Sometime prior to 16 May 1996, plaintiff was offered a different position working on the third shift. During this period, as noted above, the burden of proof remained on defendant. Plaintiff declined this position because a job on third shift would prevent her from staying with and caring for her three minor children, duties which could not be performed by her husband due to his own disability. Despite these standards the majority improperly places the burden of proof on plaintiff.See Full Commission Opinion and Award, Finding of Fact(8), ("While plaintiff may have not desired to work on third shift, her refusal was not related to her compensable injury, and was unjustified under the circumstances."). Because this was in error as a matter of law, I must dissent from the majority's decision.

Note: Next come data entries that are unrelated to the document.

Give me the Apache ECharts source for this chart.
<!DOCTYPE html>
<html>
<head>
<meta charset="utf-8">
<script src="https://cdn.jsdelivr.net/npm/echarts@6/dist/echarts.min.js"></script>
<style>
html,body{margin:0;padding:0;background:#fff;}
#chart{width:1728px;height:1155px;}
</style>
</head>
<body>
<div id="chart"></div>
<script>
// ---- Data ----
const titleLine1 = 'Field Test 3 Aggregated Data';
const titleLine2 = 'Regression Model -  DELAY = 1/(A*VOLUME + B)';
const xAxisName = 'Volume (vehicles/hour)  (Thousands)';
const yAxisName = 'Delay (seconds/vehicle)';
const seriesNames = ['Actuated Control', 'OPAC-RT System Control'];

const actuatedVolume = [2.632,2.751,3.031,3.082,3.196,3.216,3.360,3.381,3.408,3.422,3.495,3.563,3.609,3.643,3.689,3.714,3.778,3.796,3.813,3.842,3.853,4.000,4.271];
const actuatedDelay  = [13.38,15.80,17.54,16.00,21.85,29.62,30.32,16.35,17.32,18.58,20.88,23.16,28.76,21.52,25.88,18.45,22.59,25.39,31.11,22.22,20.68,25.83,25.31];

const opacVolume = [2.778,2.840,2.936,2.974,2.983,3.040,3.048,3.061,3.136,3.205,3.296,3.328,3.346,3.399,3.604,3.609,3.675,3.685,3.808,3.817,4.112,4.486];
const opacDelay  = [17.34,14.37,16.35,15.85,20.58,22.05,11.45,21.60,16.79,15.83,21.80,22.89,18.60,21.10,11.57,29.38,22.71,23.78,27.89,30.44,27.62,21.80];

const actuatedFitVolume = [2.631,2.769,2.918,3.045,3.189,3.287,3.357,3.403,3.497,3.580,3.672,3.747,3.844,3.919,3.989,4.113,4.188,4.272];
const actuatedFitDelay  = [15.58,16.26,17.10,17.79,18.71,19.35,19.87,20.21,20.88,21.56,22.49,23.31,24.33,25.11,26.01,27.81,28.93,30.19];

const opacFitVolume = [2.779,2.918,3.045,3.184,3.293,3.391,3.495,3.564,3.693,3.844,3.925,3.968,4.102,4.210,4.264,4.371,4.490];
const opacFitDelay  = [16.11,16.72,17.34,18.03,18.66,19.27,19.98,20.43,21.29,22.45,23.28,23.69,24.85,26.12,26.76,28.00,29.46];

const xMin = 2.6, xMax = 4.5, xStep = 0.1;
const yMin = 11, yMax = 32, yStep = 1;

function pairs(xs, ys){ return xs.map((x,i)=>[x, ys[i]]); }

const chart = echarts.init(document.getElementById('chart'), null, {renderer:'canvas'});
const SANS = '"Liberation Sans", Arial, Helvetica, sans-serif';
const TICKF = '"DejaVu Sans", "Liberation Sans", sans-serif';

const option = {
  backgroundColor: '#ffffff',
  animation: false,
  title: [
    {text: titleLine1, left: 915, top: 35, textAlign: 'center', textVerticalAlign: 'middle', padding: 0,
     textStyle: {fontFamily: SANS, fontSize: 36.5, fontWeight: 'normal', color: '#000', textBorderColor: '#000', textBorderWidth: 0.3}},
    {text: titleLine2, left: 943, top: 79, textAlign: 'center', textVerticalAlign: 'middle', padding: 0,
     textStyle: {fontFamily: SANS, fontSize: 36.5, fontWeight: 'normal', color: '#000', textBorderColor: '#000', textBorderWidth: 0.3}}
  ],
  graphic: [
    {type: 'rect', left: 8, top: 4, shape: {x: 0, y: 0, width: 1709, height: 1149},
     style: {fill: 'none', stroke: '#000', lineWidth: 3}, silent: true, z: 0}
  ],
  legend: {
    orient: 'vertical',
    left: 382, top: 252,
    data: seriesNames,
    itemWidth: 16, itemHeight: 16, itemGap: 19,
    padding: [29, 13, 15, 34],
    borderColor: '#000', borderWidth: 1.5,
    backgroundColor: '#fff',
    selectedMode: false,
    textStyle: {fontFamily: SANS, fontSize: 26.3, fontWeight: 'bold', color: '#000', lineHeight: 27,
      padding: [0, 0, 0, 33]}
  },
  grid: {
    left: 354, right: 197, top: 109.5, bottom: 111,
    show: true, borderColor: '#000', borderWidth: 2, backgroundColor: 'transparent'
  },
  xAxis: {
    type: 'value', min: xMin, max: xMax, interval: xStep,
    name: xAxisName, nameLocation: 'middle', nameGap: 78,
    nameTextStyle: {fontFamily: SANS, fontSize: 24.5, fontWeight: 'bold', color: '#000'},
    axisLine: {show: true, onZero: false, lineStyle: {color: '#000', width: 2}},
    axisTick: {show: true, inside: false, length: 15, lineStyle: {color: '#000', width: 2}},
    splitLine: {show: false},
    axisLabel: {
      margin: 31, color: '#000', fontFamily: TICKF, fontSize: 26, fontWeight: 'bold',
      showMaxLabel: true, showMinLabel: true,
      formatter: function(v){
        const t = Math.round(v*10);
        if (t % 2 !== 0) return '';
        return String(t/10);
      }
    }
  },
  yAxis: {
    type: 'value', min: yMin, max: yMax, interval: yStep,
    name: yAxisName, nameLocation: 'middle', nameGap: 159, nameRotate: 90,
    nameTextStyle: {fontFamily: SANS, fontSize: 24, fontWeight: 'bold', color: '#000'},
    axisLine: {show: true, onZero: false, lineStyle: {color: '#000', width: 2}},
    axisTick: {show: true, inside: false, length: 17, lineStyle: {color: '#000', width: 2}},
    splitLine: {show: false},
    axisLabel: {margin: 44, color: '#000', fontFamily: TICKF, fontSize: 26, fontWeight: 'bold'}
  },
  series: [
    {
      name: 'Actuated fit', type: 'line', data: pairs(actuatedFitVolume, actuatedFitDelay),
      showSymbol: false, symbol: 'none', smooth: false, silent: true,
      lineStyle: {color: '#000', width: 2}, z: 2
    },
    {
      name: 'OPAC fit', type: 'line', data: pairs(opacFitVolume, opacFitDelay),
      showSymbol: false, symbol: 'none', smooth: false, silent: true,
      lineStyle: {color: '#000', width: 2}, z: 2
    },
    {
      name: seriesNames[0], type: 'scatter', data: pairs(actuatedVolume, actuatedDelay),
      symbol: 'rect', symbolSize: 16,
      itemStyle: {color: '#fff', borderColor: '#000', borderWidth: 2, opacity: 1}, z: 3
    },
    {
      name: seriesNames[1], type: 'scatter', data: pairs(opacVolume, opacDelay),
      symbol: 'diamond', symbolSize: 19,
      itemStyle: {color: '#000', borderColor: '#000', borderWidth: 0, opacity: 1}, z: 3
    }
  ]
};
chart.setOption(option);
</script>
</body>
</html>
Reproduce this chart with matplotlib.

In the alternative, should the presumption be determined to have been rebutted, based on the evidence of record the Full Commission should find that the third shift job as offered by defendant was unsuitable. A job on third shift, because of the required changes is schedules and lifestyles, is not the equivalent of, and in most cases is considered the lesser of jobs on earlier shifts. As for plaintiff, there was the additional direct conflict regarding the offered third shift job and the care of her three minor children. The majority seems to imply that plaintiff's reasons for refusing the offered third shift position were unimportant and finds that her refusal "was unjustified under the circumstances." (Emphasis added);Full Commission Opinion and Award, Finding of Fact (8). The majority goes on to support this implication by finding that "there is no evidence of the nature of the husband's disability or why he would not be able to attend the children in the evenings . . ." Id. This is not the case, as there was evidence of this situation in the form of plaintiff's testimony which represents the solution most favorable to the children's well being.

For the above reasons I cannot join in the majority's decision and hereby dissent from its Opinion and Award and would instead affirm the Opinion and Award by the Deputy Commissioner.